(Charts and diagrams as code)
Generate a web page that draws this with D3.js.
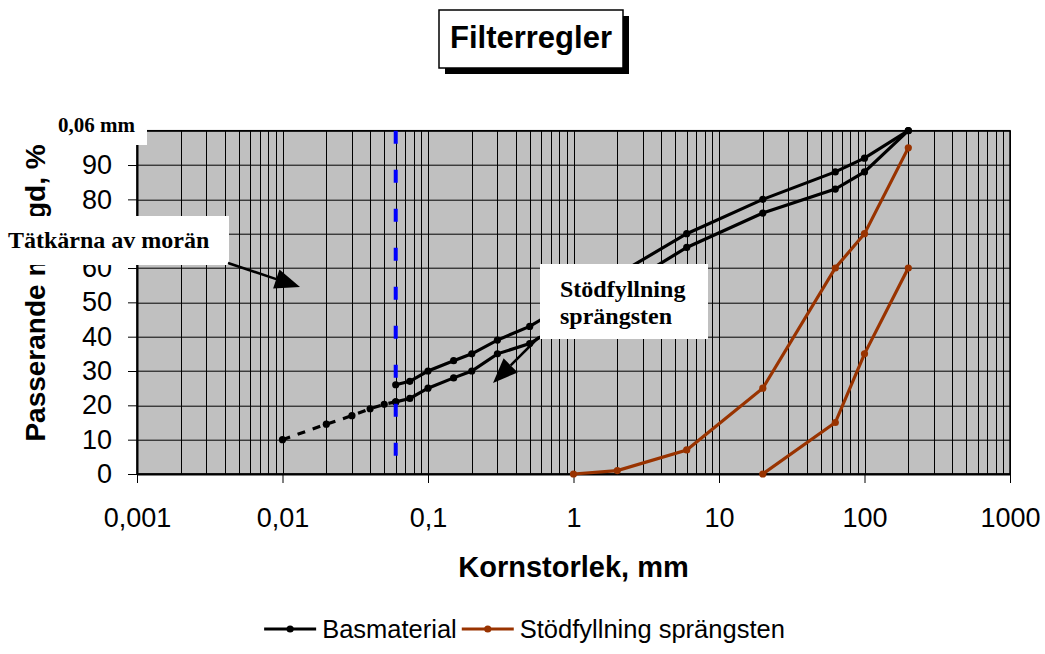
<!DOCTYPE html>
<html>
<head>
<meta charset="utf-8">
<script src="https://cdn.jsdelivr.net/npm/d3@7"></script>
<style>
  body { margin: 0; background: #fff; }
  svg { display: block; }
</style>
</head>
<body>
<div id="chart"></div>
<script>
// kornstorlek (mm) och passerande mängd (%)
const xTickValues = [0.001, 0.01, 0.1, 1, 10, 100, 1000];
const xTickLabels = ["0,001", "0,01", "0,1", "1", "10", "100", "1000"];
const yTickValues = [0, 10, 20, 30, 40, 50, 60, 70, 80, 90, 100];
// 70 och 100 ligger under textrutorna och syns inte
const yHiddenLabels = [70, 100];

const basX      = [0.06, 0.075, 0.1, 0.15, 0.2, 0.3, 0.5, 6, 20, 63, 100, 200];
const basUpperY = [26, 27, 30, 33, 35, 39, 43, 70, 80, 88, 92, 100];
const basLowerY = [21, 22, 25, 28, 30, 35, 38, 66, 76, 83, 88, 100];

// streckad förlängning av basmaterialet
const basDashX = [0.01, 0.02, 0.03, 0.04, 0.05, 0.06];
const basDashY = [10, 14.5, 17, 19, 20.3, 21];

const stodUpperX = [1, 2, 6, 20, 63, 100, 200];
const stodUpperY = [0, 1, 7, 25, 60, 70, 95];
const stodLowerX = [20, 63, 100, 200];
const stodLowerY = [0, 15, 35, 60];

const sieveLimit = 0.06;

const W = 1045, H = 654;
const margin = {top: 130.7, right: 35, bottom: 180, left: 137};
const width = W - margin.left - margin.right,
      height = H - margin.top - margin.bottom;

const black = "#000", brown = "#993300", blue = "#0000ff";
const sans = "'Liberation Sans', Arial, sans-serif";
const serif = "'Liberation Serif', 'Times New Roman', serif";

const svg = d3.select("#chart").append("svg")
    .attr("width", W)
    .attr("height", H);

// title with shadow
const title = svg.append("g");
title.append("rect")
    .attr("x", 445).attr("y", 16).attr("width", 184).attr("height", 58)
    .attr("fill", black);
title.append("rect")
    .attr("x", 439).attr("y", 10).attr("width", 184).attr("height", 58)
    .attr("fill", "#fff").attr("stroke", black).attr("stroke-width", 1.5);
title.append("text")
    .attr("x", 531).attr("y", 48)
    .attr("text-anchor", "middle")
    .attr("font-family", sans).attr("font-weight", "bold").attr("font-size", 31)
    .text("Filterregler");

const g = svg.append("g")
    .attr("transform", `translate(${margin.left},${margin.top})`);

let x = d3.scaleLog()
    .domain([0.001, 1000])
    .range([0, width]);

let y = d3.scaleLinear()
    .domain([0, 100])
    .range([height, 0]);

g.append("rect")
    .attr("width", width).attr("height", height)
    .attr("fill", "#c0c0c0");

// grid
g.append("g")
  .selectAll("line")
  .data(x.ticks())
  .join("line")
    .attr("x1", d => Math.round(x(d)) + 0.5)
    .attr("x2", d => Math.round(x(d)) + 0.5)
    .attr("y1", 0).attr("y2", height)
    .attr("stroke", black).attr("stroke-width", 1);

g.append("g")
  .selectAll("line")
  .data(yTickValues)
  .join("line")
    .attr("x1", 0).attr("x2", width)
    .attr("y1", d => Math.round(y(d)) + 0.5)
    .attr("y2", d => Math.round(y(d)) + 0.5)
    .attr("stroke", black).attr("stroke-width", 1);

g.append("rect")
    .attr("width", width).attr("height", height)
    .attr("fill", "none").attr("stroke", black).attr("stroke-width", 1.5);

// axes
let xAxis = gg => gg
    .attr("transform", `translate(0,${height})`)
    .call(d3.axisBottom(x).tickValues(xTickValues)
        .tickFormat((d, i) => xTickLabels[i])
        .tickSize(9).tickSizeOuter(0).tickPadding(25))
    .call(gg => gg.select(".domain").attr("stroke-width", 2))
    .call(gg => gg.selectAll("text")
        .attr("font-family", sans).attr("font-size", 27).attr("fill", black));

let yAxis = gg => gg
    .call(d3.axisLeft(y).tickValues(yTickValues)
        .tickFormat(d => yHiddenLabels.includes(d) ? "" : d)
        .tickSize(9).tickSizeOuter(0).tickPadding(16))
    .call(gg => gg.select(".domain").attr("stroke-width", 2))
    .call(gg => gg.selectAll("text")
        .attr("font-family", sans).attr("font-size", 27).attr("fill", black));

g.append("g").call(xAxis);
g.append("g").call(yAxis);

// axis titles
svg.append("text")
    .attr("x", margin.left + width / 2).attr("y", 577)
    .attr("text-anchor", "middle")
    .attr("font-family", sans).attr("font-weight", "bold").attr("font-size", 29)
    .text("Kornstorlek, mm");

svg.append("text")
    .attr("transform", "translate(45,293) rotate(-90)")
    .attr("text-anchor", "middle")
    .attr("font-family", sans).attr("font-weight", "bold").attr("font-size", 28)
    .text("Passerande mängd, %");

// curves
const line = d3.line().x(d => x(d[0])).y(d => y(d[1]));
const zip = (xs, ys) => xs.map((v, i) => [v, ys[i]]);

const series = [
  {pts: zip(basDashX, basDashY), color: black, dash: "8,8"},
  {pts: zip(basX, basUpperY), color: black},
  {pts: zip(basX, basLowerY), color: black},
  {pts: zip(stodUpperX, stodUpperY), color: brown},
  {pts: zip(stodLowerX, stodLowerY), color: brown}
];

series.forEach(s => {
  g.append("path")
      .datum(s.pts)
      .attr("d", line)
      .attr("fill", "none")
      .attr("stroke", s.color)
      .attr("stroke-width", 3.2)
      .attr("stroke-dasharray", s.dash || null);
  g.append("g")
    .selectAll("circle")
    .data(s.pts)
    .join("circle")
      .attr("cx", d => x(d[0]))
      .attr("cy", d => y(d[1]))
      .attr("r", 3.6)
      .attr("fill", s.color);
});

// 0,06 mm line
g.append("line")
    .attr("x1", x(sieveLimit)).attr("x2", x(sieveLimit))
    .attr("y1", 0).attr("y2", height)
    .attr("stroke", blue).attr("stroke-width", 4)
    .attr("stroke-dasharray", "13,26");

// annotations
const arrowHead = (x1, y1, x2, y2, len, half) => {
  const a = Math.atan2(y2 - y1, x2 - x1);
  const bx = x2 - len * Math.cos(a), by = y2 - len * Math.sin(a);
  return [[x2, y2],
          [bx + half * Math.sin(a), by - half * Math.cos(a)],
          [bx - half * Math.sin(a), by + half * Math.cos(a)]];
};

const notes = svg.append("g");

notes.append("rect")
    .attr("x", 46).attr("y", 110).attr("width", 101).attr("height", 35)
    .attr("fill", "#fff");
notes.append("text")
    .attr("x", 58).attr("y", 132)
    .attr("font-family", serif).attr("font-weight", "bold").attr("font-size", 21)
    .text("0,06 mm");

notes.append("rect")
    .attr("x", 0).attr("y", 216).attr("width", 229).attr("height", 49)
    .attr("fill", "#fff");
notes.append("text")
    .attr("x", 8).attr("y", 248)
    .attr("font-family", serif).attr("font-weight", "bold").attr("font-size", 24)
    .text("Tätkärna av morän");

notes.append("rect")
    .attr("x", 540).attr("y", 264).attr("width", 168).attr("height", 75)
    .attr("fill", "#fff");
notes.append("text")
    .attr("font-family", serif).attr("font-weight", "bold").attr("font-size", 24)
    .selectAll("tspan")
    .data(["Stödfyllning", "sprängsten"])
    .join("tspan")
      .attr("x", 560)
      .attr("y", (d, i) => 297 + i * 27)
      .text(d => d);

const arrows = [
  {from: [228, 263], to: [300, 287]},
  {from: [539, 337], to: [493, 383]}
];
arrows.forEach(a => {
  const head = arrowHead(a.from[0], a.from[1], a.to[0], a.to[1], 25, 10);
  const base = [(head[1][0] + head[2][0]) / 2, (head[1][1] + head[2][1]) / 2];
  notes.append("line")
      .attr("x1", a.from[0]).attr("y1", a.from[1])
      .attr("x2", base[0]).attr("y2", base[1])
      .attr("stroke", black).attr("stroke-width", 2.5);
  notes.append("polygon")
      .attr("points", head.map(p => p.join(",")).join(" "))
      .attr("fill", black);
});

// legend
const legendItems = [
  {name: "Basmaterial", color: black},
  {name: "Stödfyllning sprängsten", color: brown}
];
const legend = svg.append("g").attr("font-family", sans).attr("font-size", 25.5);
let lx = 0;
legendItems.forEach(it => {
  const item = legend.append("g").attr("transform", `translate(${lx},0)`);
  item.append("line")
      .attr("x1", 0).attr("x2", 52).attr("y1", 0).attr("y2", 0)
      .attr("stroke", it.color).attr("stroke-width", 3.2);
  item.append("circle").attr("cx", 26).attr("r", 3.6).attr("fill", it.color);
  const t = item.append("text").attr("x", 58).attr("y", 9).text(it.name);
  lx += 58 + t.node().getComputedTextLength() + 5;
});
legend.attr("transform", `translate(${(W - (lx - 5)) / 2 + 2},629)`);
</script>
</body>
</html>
* * *
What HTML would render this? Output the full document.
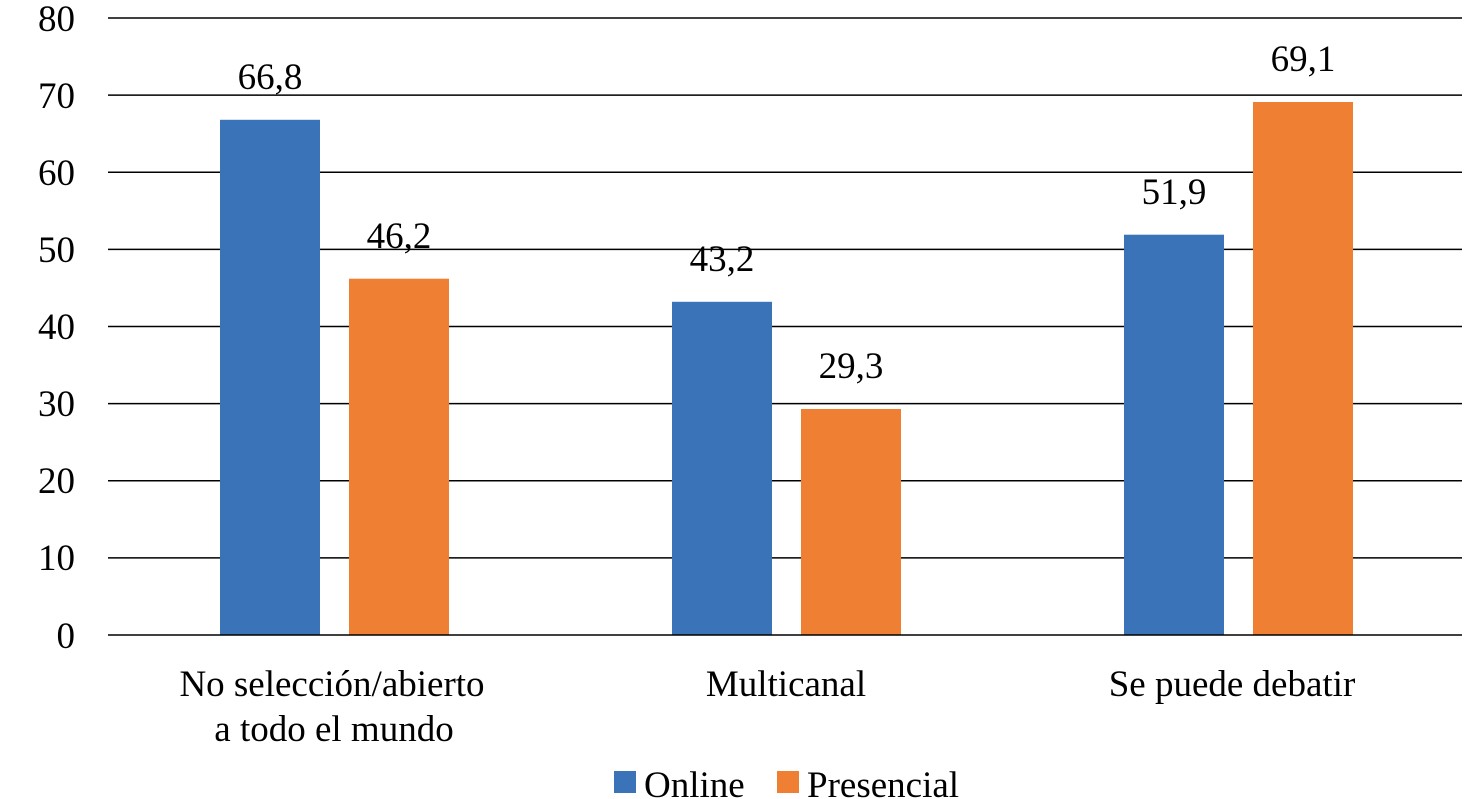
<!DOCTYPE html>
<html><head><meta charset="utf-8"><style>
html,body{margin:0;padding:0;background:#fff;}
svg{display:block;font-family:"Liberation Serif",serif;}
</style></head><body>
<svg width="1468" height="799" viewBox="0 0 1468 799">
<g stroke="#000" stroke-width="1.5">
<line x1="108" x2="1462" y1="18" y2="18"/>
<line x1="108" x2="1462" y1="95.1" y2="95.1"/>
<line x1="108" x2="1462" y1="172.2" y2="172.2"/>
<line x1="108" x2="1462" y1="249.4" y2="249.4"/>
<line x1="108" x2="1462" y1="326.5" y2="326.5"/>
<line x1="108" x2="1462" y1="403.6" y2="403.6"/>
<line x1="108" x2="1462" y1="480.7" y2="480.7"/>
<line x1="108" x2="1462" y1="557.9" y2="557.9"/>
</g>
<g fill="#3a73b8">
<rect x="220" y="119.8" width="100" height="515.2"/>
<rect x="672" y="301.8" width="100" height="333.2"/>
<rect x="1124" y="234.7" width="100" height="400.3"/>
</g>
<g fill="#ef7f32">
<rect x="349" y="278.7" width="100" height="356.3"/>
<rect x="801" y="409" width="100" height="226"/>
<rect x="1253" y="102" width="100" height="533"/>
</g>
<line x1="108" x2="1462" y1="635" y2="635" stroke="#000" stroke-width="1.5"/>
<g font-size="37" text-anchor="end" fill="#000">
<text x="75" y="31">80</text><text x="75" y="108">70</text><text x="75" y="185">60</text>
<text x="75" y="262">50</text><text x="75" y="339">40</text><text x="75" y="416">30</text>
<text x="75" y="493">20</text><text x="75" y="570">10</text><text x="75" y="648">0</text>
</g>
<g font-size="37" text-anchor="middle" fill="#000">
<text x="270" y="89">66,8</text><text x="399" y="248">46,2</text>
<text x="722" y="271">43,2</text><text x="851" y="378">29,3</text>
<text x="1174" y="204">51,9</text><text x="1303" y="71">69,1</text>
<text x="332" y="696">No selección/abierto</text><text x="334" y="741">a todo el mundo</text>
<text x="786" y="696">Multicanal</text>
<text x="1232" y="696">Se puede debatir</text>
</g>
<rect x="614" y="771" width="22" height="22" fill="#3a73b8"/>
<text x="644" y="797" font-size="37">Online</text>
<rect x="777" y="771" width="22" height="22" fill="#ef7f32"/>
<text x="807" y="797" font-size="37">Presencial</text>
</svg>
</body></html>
* * *
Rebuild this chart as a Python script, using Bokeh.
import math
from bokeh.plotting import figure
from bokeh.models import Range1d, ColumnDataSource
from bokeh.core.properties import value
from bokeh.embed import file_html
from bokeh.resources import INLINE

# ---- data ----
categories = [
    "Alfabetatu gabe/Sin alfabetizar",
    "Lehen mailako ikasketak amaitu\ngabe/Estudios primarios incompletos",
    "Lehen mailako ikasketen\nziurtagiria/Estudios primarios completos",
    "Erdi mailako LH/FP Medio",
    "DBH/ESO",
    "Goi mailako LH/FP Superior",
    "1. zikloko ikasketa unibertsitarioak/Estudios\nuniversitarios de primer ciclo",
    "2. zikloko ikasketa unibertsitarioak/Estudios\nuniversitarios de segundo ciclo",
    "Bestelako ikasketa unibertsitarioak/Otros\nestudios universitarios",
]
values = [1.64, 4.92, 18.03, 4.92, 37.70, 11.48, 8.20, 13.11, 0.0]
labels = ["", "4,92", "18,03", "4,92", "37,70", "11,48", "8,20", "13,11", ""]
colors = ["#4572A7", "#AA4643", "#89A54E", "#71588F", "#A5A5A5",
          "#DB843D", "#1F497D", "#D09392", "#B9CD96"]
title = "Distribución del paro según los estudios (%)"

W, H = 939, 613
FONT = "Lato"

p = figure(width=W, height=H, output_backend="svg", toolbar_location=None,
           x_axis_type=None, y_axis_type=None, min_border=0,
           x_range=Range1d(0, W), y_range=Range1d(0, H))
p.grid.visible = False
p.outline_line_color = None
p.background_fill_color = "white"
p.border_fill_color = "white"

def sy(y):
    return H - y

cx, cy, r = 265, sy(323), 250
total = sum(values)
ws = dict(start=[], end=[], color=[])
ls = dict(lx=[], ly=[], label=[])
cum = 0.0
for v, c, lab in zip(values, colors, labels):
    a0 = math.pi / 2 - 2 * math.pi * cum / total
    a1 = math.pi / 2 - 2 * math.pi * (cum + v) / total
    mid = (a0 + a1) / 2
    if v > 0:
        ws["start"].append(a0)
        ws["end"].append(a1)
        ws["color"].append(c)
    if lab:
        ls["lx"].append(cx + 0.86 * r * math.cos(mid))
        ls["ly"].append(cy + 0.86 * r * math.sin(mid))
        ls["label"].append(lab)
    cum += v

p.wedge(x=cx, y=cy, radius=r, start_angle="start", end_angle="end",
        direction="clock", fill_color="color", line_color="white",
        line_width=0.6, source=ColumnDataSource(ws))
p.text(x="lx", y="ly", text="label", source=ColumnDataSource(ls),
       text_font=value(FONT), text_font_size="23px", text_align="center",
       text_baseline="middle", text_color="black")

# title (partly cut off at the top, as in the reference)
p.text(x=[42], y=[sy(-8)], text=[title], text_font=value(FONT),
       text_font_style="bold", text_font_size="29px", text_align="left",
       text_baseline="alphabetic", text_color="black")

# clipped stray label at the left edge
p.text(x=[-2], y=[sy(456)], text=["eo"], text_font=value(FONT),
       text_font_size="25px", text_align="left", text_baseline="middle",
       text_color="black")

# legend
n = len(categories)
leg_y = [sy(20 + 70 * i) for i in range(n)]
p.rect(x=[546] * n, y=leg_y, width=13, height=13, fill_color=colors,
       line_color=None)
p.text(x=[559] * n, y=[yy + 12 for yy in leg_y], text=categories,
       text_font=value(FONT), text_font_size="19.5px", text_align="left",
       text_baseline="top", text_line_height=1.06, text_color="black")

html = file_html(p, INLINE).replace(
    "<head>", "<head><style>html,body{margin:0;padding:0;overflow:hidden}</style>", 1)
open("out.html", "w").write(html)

WHAT TO DO: Set down nothing but the lines from the one holding "Generate a web" through the one holding "83, 88, 100];", both included, exactly as they appear; any picture is left out.

THE ANSWER:
Generate a web page that draws this with D3.js.
<!DOCTYPE html>
<html>
<head>
<meta charset="utf-8">
<script src="https://cdn.jsdelivr.net/npm/d3@7"></script>
<style>
  body { margin: 0; background: #fff; }
  svg { display: block; }
</style>
</head>
<body>
<div id="chart"></div>
<script>
// kornstorlek (mm) och passerande mängd (%)
const xTickValues = [0.001, 0.01, 0.1, 1, 10, 100, 1000];
const xTickLabels = ["0,001", "0,01", "0,1", "1", "10", "100", "1000"];
const yTickValues = [0, 10, 20, 30, 40, 50, 60, 70, 80, 90, 100];
// 70 och 100 ligger under textrutorna och syns inte
const yHiddenLabels = [70, 100];

const basX      = [0.06, 0.075, 0.1, 0.15, 0.2, 0.3, 0.5, 6, 20, 63, 100, 200];
const basUpperY = [26, 27, 30, 33, 35, 39, 43, 70, 80, 88, 92, 100];
const basLowerY = [21, 22, 25, 28, 30, 35, 38, 66, 76, 83, 88, 100];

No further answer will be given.